From the listing that follows, output everything exactly except the pictures.

_SUPPLIED DATA:_
####
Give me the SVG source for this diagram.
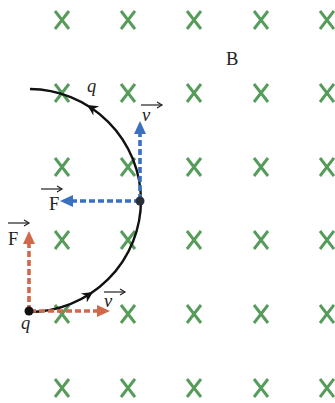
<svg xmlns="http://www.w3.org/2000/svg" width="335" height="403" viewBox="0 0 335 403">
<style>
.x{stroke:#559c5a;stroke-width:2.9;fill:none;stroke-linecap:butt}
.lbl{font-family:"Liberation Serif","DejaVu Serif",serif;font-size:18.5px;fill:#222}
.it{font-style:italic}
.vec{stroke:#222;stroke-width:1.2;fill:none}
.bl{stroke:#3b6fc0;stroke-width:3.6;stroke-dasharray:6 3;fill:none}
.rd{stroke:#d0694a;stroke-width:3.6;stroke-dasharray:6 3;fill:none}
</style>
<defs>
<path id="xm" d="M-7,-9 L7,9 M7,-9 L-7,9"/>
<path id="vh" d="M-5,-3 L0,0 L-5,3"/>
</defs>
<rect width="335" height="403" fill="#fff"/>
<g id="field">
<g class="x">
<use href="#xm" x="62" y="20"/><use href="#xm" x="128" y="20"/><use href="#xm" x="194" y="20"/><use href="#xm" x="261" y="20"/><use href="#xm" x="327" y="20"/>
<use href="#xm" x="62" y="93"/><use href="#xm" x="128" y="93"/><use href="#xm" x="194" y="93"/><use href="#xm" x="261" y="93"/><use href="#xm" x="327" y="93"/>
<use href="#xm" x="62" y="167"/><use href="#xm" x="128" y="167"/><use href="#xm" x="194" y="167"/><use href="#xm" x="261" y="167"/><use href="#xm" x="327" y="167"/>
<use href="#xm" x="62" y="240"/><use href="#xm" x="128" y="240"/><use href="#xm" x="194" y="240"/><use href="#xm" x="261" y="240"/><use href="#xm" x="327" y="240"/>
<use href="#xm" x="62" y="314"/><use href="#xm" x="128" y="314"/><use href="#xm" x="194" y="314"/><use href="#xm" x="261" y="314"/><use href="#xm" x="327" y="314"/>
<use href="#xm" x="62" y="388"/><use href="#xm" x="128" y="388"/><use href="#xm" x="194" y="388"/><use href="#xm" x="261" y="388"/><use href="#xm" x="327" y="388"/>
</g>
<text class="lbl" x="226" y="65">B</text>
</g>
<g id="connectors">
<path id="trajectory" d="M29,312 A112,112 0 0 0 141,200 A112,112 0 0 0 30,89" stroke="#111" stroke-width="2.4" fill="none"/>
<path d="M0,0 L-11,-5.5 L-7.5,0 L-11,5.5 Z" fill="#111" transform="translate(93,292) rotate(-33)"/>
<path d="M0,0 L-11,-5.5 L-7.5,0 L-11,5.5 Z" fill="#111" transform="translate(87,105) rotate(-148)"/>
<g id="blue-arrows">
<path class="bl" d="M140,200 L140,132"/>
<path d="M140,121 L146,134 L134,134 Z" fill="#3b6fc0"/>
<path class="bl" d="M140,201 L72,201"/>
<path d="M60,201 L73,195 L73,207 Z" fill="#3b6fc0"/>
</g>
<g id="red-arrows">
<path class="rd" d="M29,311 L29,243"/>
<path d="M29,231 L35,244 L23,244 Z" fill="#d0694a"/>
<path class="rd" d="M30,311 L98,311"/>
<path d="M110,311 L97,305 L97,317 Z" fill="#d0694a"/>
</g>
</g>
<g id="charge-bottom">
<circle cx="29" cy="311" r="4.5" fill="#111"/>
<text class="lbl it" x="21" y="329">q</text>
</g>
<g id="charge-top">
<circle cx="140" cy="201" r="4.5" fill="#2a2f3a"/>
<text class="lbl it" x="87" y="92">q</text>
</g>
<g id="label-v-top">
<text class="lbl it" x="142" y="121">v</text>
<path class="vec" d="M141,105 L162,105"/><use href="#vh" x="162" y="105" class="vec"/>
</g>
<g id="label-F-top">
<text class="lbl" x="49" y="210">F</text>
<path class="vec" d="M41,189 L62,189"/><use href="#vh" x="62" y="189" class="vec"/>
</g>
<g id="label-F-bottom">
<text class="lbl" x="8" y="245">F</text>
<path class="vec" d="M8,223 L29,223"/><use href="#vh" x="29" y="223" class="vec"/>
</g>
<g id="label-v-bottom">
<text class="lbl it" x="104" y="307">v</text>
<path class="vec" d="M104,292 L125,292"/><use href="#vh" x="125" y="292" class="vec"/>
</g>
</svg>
####
_THE ANSWER:_
Give me the SVG source for this diagram.
<svg xmlns="http://www.w3.org/2000/svg" width="335" height="403" viewBox="0 0 335 403">
<style>
.x{stroke:#559c5a;stroke-width:2.9;fill:none;stroke-linecap:butt}
.lbl{font-family:"Liberation Serif","DejaVu Serif",serif;font-size:18.5px;fill:#222}
.it{font-style:italic}
.vec{stroke:#222;stroke-width:1.2;fill:none}
.bl{stroke:#3b6fc0;stroke-width:3.6;stroke-dasharray:6 3;fill:none}
.rd{stroke:#d0694a;stroke-width:3.6;stroke-dasharray:6 3;fill:none}
</style>
<defs>
<path id="xm" d="M-7,-9 L7,9 M7,-9 L-7,9"/>
<path id="vh" d="M-5,-3 L0,0 L-5,3"/>
</defs>
<rect width="335" height="403" fill="#fff"/>
<g id="field">
<g class="x">
<use href="#xm" x="62" y="20"/><use href="#xm" x="128" y="20"/><use href="#xm" x="194" y="20"/><use href="#xm" x="261" y="20"/><use href="#xm" x="327" y="20"/>
<use href="#xm" x="62" y="93"/><use href="#xm" x="128" y="93"/><use href="#xm" x="194" y="93"/><use href="#xm" x="261" y="93"/><use href="#xm" x="327" y="93"/>
<use href="#xm" x="62" y="167"/><use href="#xm" x="128" y="167"/><use href="#xm" x="194" y="167"/><use href="#xm" x="261" y="167"/><use href="#xm" x="327" y="167"/>
<use href="#xm" x="62" y="240"/><use href="#xm" x="128" y="240"/><use href="#xm" x="194" y="240"/><use href="#xm" x="261" y="240"/><use href="#xm" x="327" y="240"/>
<use href="#xm" x="62" y="314"/><use href="#xm" x="128" y="314"/><use href="#xm" x="194" y="314"/><use href="#xm" x="261" y="314"/><use href="#xm" x="327" y="314"/>
<use href="#xm" x="62" y="388"/><use href="#xm" x="128" y="388"/><use href="#xm" x="194" y="388"/><use href="#xm" x="261" y="388"/><use href="#xm" x="327" y="388"/>
</g>
<text class="lbl" x="226" y="65">B</text>
</g>
<g id="connectors">
<path id="trajectory" d="M29,312 A112,112 0 0 0 141,200 A112,112 0 0 0 30,89" stroke="#111" stroke-width="2.4" fill="none"/>
<path d="M0,0 L-11,-5.5 L-7.5,0 L-11,5.5 Z" fill="#111" transform="translate(93,292) rotate(-33)"/>
<path d="M0,0 L-11,-5.5 L-7.5,0 L-11,5.5 Z" fill="#111" transform="translate(87,105) rotate(-148)"/>
<g id="blue-arrows">
<path class="bl" d="M140,200 L140,132"/>
<path d="M140,121 L146,134 L134,134 Z" fill="#3b6fc0"/>
<path class="bl" d="M140,201 L72,201"/>
<path d="M60,201 L73,195 L73,207 Z" fill="#3b6fc0"/>
</g>
<g id="red-arrows">
<path class="rd" d="M29,311 L29,243"/>
<path d="M29,231 L35,244 L23,244 Z" fill="#d0694a"/>
<path class="rd" d="M30,311 L98,311"/>
<path d="M110,311 L97,305 L97,317 Z" fill="#d0694a"/>
</g>
</g>
<g id="charge-bottom">
<circle cx="29" cy="311" r="4.5" fill="#111"/>
<text class="lbl it" x="21" y="329">q</text>
</g>
<g id="charge-top">
<circle cx="140" cy="201" r="4.5" fill="#2a2f3a"/>
<text class="lbl it" x="87" y="92">q</text>
</g>
<g id="label-v-top">
<text class="lbl it" x="142" y="121">v</text>
<path class="vec" d="M141,105 L162,105"/><use href="#vh" x="162" y="105" class="vec"/>
</g>
<g id="label-F-top">
<text class="lbl" x="49" y="210">F</text>
<path class="vec" d="M41,189 L62,189"/><use href="#vh" x="62" y="189" class="vec"/>
</g>
<g id="label-F-bottom">
<text class="lbl" x="8" y="245">F</text>
<path class="vec" d="M8,223 L29,223"/><use href="#vh" x="29" y="223" class="vec"/>
</g>
<g id="label-v-bottom">
<text class="lbl it" x="104" y="307">v</text>
<path class="vec" d="M104,292 L125,292"/><use href="#vh" x="125" y="292" class="vec"/>
</g>
</svg>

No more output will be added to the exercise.